The task
Lines containing the string "that" are to be collected in full.

Provided records
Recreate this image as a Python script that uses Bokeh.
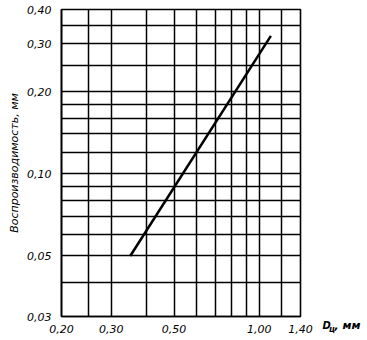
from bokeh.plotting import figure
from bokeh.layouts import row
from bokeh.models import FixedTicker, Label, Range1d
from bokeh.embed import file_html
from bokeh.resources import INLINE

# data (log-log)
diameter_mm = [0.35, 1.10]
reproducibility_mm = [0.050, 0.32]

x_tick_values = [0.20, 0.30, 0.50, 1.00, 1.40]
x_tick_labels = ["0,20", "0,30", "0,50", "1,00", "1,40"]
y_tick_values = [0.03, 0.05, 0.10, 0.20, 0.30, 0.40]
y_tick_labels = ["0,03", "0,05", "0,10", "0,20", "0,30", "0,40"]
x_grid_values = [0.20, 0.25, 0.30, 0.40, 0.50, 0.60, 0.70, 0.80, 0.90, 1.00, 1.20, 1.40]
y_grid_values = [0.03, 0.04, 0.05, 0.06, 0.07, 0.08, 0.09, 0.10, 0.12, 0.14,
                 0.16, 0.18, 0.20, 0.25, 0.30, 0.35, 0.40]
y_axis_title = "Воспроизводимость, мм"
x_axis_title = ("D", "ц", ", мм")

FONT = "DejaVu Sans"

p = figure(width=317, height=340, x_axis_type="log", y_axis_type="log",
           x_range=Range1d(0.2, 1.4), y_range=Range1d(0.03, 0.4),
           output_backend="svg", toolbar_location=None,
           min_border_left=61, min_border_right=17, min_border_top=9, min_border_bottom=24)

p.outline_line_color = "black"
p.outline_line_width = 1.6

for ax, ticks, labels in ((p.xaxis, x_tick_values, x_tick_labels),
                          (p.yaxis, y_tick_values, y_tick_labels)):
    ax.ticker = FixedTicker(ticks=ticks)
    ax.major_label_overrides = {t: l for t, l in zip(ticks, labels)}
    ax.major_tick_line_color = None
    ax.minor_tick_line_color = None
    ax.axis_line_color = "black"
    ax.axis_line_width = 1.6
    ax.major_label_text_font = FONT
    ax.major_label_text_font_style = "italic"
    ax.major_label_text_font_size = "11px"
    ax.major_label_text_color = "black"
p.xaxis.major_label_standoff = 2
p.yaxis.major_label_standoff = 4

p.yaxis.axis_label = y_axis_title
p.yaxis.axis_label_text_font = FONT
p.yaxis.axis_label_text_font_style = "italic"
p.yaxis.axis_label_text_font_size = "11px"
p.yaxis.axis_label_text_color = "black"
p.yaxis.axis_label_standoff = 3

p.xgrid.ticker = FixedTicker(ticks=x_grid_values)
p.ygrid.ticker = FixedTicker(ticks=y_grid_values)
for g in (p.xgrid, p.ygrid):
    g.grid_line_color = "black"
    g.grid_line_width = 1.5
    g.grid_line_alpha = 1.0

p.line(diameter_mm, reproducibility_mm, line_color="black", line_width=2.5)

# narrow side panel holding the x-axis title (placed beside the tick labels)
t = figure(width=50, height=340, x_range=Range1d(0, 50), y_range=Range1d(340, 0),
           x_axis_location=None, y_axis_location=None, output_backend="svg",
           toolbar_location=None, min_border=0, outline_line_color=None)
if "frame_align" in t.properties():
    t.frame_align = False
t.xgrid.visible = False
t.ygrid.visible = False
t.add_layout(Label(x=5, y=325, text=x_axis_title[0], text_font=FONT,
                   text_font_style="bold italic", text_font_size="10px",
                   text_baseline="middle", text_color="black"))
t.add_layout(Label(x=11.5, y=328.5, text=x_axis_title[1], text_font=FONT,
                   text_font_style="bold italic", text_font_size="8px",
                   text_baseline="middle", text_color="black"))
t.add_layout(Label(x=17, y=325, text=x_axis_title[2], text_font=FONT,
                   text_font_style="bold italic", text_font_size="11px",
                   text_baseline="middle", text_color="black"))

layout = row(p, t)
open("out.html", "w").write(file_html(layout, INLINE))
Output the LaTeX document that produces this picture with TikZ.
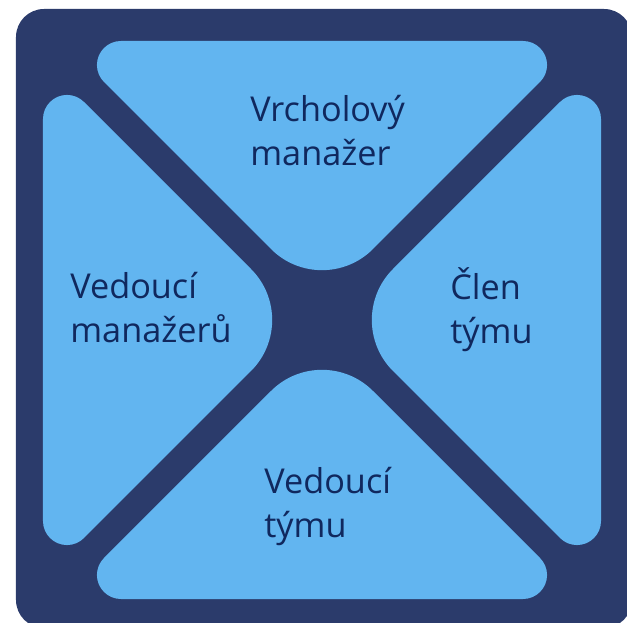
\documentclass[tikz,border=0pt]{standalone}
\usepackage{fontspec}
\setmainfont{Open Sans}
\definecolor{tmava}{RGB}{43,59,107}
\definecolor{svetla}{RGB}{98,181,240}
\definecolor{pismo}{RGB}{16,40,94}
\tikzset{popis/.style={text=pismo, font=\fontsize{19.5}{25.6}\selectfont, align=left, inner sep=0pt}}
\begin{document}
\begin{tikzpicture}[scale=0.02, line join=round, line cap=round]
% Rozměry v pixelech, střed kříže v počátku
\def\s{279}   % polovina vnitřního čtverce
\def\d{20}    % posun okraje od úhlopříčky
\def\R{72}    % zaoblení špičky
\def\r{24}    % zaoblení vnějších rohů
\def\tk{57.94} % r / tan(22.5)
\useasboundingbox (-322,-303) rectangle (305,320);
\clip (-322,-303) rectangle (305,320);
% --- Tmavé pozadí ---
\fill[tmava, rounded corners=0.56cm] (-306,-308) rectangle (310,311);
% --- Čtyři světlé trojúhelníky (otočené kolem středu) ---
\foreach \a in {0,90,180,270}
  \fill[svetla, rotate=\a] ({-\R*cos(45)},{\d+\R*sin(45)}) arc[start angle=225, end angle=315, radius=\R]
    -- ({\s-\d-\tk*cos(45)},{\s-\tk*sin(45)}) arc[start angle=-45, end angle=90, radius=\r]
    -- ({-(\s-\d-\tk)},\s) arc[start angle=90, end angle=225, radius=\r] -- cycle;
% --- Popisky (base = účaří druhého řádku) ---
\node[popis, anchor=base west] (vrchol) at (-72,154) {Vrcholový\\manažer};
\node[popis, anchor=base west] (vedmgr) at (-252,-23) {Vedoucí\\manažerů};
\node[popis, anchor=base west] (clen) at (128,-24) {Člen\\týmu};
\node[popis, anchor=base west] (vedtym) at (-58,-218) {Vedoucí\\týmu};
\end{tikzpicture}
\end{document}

Result of this task
Recreate this image as a Python script that uses Bokeh.
Output the LaTeX document that produces this picture with TikZ.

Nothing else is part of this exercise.